More than once in recent weeks I've heard commentators state that we "shouldn't make health a political football".
I agree we shouldn't make a sport of it; but I totally disagree that health isn't a political issue.
Indeed the President of the British Medical Association, Prof Sir Michael Marmot, has made his own opinion clear, that physicians have a moral duty to speak out when the health and wellbeing of the nation is being put at risk by political decision-making.
This week an older patient, raised in the 1930s when there were "no hand-outs", told me that she can still remember her father losing his job and being in tears at being unable to feed his children because he had no money.
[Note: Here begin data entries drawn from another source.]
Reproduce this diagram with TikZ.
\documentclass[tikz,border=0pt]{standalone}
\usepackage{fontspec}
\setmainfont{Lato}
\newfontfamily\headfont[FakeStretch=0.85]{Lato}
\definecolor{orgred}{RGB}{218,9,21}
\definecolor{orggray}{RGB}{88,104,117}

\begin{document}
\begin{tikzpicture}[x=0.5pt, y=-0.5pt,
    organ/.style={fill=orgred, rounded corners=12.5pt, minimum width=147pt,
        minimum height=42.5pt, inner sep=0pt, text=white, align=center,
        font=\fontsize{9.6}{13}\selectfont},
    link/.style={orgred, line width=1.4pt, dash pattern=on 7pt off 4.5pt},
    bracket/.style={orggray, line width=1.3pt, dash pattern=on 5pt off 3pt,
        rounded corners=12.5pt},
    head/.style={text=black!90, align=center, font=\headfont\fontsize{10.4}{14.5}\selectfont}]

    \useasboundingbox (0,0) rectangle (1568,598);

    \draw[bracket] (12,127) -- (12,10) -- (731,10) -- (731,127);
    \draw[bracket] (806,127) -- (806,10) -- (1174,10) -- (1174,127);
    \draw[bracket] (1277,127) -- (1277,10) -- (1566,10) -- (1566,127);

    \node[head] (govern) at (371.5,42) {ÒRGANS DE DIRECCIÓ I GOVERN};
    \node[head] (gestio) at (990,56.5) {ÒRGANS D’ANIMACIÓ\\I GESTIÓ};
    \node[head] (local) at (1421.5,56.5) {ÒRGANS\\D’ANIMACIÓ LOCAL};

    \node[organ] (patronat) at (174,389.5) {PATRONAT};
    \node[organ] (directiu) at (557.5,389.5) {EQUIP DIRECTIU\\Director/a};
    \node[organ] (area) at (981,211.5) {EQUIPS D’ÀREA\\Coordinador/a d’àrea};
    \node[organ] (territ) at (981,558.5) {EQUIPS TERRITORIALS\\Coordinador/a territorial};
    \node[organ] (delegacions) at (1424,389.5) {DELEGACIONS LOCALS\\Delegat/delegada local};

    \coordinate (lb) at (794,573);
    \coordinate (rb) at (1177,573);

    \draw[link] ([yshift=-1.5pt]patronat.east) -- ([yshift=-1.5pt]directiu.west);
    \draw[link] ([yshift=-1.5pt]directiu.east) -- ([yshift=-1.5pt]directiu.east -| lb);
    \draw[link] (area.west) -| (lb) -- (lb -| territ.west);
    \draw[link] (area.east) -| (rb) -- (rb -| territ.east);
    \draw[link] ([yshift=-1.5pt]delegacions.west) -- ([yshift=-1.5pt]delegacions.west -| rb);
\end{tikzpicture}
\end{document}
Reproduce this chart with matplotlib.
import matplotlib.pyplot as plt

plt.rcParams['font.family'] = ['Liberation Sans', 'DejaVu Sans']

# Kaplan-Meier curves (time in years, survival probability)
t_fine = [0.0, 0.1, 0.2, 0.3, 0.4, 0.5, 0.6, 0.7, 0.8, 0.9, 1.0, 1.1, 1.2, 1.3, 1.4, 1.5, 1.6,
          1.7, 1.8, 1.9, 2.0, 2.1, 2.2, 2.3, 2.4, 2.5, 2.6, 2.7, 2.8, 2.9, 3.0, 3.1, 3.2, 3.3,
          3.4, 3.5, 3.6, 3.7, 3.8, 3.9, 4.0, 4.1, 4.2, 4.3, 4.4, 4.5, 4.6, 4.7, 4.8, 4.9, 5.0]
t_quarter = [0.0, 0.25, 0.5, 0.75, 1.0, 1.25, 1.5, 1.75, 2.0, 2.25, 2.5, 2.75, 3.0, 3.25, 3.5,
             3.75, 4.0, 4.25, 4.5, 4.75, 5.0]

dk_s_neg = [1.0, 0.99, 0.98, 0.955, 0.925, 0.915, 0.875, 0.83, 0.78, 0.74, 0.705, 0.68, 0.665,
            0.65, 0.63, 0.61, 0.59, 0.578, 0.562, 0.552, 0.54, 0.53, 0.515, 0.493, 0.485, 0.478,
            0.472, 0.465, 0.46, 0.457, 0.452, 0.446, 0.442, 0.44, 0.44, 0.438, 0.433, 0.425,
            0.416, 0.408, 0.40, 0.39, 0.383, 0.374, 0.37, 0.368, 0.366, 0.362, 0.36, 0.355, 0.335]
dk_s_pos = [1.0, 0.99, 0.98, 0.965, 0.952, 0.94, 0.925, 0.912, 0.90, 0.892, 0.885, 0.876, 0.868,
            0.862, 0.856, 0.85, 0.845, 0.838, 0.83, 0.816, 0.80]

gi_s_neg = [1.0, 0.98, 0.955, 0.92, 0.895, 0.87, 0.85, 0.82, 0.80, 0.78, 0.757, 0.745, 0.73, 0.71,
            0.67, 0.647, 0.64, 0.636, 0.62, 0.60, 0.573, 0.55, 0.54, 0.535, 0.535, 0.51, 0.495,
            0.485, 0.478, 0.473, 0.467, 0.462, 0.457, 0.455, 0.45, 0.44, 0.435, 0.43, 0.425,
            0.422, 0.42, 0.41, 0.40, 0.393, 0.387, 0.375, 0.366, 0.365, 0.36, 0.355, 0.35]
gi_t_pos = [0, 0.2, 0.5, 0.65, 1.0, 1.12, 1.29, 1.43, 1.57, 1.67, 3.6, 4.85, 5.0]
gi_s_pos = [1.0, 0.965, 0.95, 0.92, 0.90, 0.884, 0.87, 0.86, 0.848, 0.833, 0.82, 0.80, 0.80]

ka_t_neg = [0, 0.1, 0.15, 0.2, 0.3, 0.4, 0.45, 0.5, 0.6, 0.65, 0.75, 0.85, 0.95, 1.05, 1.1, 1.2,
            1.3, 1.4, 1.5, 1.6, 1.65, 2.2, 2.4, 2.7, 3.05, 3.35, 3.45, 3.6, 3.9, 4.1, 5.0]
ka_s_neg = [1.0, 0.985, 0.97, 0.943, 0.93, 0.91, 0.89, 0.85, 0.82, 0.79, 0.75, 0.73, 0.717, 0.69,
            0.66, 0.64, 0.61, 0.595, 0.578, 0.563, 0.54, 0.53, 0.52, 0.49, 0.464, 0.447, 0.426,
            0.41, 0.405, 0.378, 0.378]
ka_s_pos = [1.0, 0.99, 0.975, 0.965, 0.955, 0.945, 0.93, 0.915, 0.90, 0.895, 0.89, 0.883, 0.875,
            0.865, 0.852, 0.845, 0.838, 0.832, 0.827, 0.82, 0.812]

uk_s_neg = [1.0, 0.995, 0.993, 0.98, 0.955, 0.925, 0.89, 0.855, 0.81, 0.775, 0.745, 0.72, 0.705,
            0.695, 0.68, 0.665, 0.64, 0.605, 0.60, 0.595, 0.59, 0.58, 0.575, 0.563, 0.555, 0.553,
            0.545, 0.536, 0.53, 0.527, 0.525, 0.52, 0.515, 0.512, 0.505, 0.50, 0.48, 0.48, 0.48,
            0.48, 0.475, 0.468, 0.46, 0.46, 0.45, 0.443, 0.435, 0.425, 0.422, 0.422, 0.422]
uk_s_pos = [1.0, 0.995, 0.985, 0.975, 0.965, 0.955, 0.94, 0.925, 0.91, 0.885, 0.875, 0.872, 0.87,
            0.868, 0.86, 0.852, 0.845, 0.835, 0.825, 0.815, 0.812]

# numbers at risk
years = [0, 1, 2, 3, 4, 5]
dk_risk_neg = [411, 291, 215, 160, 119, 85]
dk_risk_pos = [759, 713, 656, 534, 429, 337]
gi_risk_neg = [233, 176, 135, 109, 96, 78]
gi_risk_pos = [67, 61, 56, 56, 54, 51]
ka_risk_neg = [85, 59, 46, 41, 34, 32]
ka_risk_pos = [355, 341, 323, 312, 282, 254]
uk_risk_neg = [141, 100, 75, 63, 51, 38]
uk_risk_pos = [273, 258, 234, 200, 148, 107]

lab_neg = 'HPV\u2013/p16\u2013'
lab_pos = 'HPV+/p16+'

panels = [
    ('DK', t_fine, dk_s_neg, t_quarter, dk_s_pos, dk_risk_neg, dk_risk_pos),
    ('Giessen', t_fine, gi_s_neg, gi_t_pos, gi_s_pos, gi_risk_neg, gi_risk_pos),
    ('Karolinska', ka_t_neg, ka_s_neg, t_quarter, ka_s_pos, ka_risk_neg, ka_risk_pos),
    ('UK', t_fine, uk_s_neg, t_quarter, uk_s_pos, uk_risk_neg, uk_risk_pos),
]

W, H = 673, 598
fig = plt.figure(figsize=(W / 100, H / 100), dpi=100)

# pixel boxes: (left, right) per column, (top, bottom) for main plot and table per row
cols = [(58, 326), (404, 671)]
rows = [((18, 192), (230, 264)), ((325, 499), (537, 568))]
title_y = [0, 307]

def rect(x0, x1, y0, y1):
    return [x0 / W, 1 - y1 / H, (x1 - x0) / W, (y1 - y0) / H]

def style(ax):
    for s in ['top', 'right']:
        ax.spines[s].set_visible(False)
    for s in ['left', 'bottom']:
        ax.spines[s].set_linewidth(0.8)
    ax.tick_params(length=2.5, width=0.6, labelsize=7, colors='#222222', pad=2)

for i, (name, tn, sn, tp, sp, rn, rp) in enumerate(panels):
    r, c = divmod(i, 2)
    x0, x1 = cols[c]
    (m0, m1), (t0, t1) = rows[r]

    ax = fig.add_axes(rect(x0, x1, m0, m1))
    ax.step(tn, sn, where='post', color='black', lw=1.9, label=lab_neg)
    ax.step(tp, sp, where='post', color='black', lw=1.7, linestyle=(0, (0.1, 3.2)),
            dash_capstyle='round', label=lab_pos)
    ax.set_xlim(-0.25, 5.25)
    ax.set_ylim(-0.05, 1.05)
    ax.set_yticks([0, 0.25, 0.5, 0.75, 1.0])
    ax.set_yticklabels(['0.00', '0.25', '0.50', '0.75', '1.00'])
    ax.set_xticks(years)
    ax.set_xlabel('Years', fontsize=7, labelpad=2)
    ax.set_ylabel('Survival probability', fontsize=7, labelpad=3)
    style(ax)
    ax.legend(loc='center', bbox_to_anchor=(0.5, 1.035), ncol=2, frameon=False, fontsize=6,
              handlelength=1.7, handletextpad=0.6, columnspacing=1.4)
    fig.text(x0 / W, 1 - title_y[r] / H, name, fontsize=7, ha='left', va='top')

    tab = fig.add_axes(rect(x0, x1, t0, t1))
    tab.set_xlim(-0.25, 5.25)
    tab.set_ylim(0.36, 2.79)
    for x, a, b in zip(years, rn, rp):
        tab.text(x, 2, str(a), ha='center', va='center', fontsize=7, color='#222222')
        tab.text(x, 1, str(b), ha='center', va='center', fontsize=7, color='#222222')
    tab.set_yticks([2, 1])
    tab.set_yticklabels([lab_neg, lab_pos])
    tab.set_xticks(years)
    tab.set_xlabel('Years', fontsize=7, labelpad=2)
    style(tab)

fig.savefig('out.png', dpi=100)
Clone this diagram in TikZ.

The British Medical Journal last month published a review of the growth in the number of food banks over the past five years. The Trussell Trust, an independent Christian organisation which oversees food banks across the UK, reported a growth in the number of food banks from 29 local authority areas in 2010 to 251 by 2014; last year almost one million people made use of them. In the United Kingdom, one of the richest countries on earth, we have hungry people queuing for food parcels.
Some argue that the growth in numbers is due to increased availability, that people just take advantage of the offer of free food. But what the BMJ report shows is that this is not the case. They identified that food banks follow deprivation; the more deprived the area, the greater cut-backs in local authority spending and the greater level of unemployment, the more likely there is to be a food bank. The typical person making use of them likely to be someone who is a single parent, or to have had personal benefit cuts or sanctions.
So if I, as a doctor, am not allowed to be moved by people's plight and food insecurity, let's make it a simple health issue. Poor diet, poor housing, financial worries, and unemployment are bad for your health. Health inequalities are, literally, killing people across Nottinghamshire. Health inequalities create disability and reduce life expectancy. And there's nothing fair about that.
And even if we want to take a purely financial point of view, health inequalities cost everyone. It places unmanageable demands on our health service and increases the overall benefits bill. So no-one wins, least of all the single mum depending on charity, queuing to provide food for her children because she can no longer provide for them herself.
Health inequalities are avoidable. Poverty is a policy choice. So, is health a political football? I've just been shown the red card. Final score, nil-nil.